Anesth Analg 2003;97:1119-1126
© 2003 International Anesthesia Research Society
ECONOMICS, EDUCATION, AND HEALTH SYSTEMS RESEARCH
Use of Operating Room Information System Data to Predict the Impact of Reducing Turnover Times on Staffing Costs
Franklin Dexter, MD PhD*,
Amr E. Abouleish, MD MBA ,
Richard H. Epstein, MD ,
Charles W. Whitten, MD||, and
David A. Lubarsky, MD MBA¶
*Division of Management Consulting, Department of Anesthesia, University of Iowa, Iowa City;
Department of Anesthesiology, University of Texas Medical Branch, Galveston;
Department of Anesthesiology, Jefferson Medical College, Philadelphia; Medical Data Applications, Ltd., Jenkintown, Pennsylvania;
||Department of Anesthesiology and Pain Medicine, University of Texas Southwestern Medical Center, Dallas; and
¶Department of Anesthesiology, Perioperative Medicine, and Pain Management and School of Business, University of Miami, Florida
Address correspondence and reprint requests to Franklin Dexter, Division of Management Consulting, Department of Anesthesia, University of Iowa, Iowa City, IA 52242. Address e-mail to Franklin-Dexter{at}UIowa.edu
Potential benefits to reducing turnover times are both quantitative (e.g., complete more cases and reduce staffing costs) and qualitative (e.g., improve professional satisfaction). Analyses have shown the quantitative arguments to be unsound except for reducing staffing costs. We describe a methodology by which each surgical suite can use its own numbers to calculate its individual potential reduction in staffing costs from reducing its turnover times. Calculations estimate optimal allocated operating room (OR) time (based on maximizing OR efficiency) before and after reducing the maximum and average turnover times. At four academic tertiary hospitals, reductions in average turnover times of 3 to 9 min would result in 0.8% to 1.8% reductions in staffing cost. Reductions in average turnover times of 10 to 19 min would result in 2.5% to 4.0% reductions in staffing costs. These reductions in staffing cost are achieved predominantly by reducing allocated OR time, not by reducing the hours that staff work late. Heads of anesthesiology groups often serve on OR committees that are fixated on turnover times. Rather than having to argue based on scientific studies, this methodology provides the ability to show the specific quantitative effects (small decreases in staffing costs and allocated OR time) of reducing turnover time using a surgical suites own data.

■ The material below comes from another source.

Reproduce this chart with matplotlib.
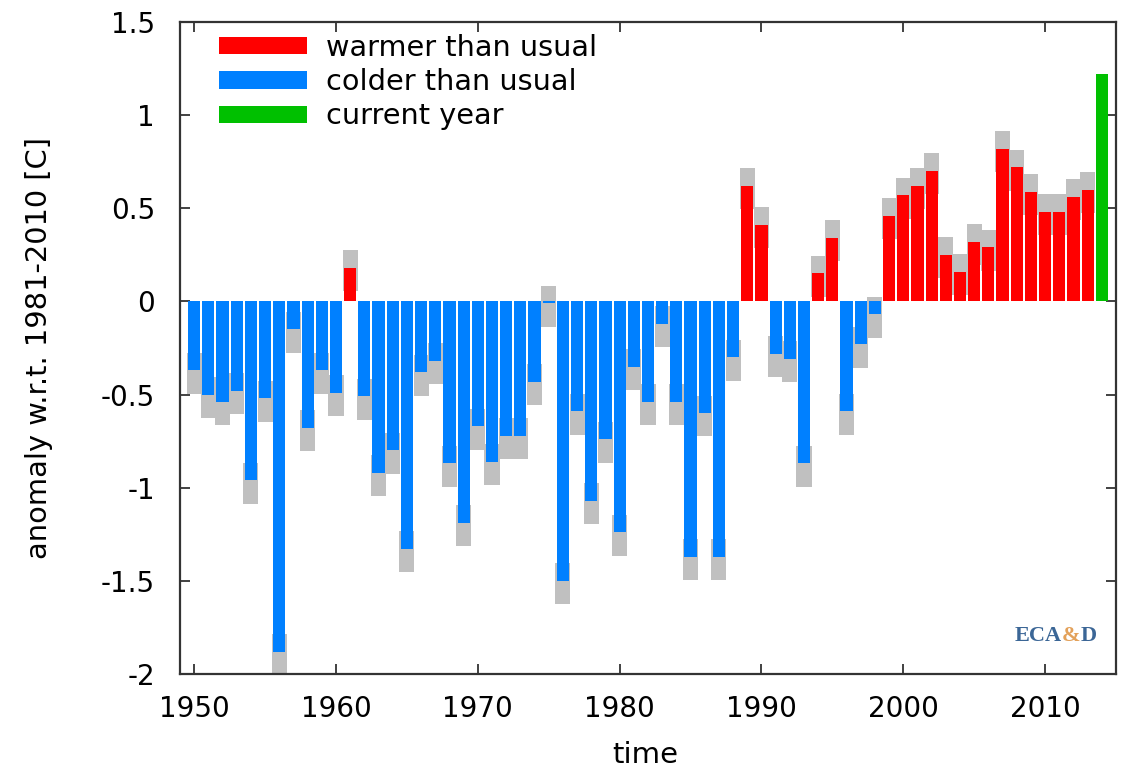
import matplotlib
matplotlib.use("Agg")
import matplotlib.pyplot as plt
from matplotlib.patches import Patch
import numpy as np

# ---- data ----
years = list(range(1950, 2015))
anomaly = [
    -0.37, -0.50, -0.54, -0.48, -0.96, -0.52, -1.88, -0.15, -0.68, -0.37,   # 1950-59
    -0.49,  0.18, -0.51, -0.92, -0.80, -1.33, -0.38, -0.32, -0.87, -1.19,   # 1960-69
    -0.67, -0.86, -0.72, -0.72, -0.43, -0.01, -1.50, -0.59, -1.07, -0.74,   # 1970-79
    -1.24, -0.35, -0.54, -0.12, -0.54, -1.37, -0.60, -1.37, -0.30,  0.62,   # 1980-89
     0.41, -0.28, -0.31, -0.87,  0.15,  0.34, -0.59, -0.23, -0.07,  0.46,   # 1990-99
     0.57,  0.62,  0.70,  0.25,  0.16,  0.32,  0.29,  0.82,  0.72,  0.59,   # 2000-09
     0.48,  0.48,  0.56,  0.60,  1.22,                                      # 2010-14
]
unc_below = 0.125   # grey uncertainty box extent below the value
unc_above = 0.095   # grey uncertainty box extent above the value
legend_labels = ["warmer than usual", "colder than usual", "current year"]
xticks = [1950, 1960, 1970, 1980, 1990, 2000, 2010]
yticks = [-2, -1.5, -1, -0.5, 0, 0.5, 1, 1.5]
ytick_labels = ["-2", "-1.5", "-1", "-0.5", "0", "0.5", "1", "1.5"]

RED, BLUE, GREEN, GREY = "#ff0000", "#0080ff", "#00c000", "#c0c0c0"

plt.rcParams["font.family"] = ["DejaVu Sans"]
FS = 20

fig = plt.figure(figsize=(11.27, 7.71), dpi=100)
ax = fig.add_axes([180 / 1127, 1 - 674 / 771, (1116 - 180) / 1127, (674 - 22) / 771])

yrs = np.array(years)
val = np.array(anomaly)
past = yrs[:-1]
pval = val[:-1]

# grey uncertainty boxes (not for the current year)
ax.bar(past, unc_below + unc_above, bottom=pval - unc_below, width=1.06,
       color=GREY, linewidth=0, zorder=2)

colors = [RED if v > 0 else BLUE for v in pval]
ax.bar(past, pval, width=0.86, color=colors, linewidth=0, zorder=3)
ax.bar(yrs[-1:], val[-1:], width=0.86, color=GREEN, linewidth=0, zorder=3)

ax.set_xlim(1949, 2015)
ax.set_ylim(-2, 1.5)
ax.set_xticks(xticks)
ax.set_xticklabels([str(t) for t in xticks])
ax.set_yticks(yticks)
ax.set_yticklabels(ytick_labels)

ax.tick_params(direction="in", top=True, right=True, length=7, width=1.3,
               color="#333333", labelsize=FS, labelcolor="black")
ax.tick_params(axis="y", pad=18)
ax.tick_params(axis="x", pad=15)
for s in ax.spines.values():
    s.set_linewidth(1.6)
    s.set_color("#333333")

ax.set_xlabel("time", fontsize=FS + 1)
ax.xaxis.set_label_coords(0.497, -0.103)
ax.set_ylabel("anomaly w.r.t. 1981-2010 [C]", fontsize=FS + 0.8)
ax.yaxis.set_label_coords(-0.136, 0.5)

handles = [Patch(facecolor=c, edgecolor="none") for c in (RED, BLUE, GREEN)]
ax.legend(handles, legend_labels, loc="upper left", bbox_to_anchor=(0.042, 0.982),
          frameon=False, fontsize=FS + 0.7, handlelength=3.05, handleheight=0.55,
          handletextpad=0.65, labelspacing=0.22, borderaxespad=0, borderpad=0)

EFS = 16
t1 = ax.text(0.892, 0.05, "ECA", transform=ax.transAxes, fontsize=EFS,
             family="Liberation Serif", weight="bold", color="#3b6696",
             ha="left", va="baseline")
t2 = ax.annotate("&", xy=(1, 0), xycoords=t1, fontsize=EFS, family="Liberation Serif",
                 weight="bold", color="#e3a15a", ha="left", va="bottom")
ax.annotate("D", xy=(1, 0), xycoords=t2, fontsize=EFS, family="Liberation Serif",
            weight="bold", color="#3b6696", ha="left", va="bottom")

fig.savefig("out.png", dpi=100, facecolor="white")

IMPLICATIONS: Many anesthesiologists work at hospitals where surgeons and/or operating room (OR) committees focus repeatedly on turnover time reduction. We developed a methodology by which the reductions in staffing cost as a result of turnover time reduction can be calculated for each facility using its own data. Staffing cost reductions are generally very small and would be achieved predominantly by reducing allocated OR time to the surgeons.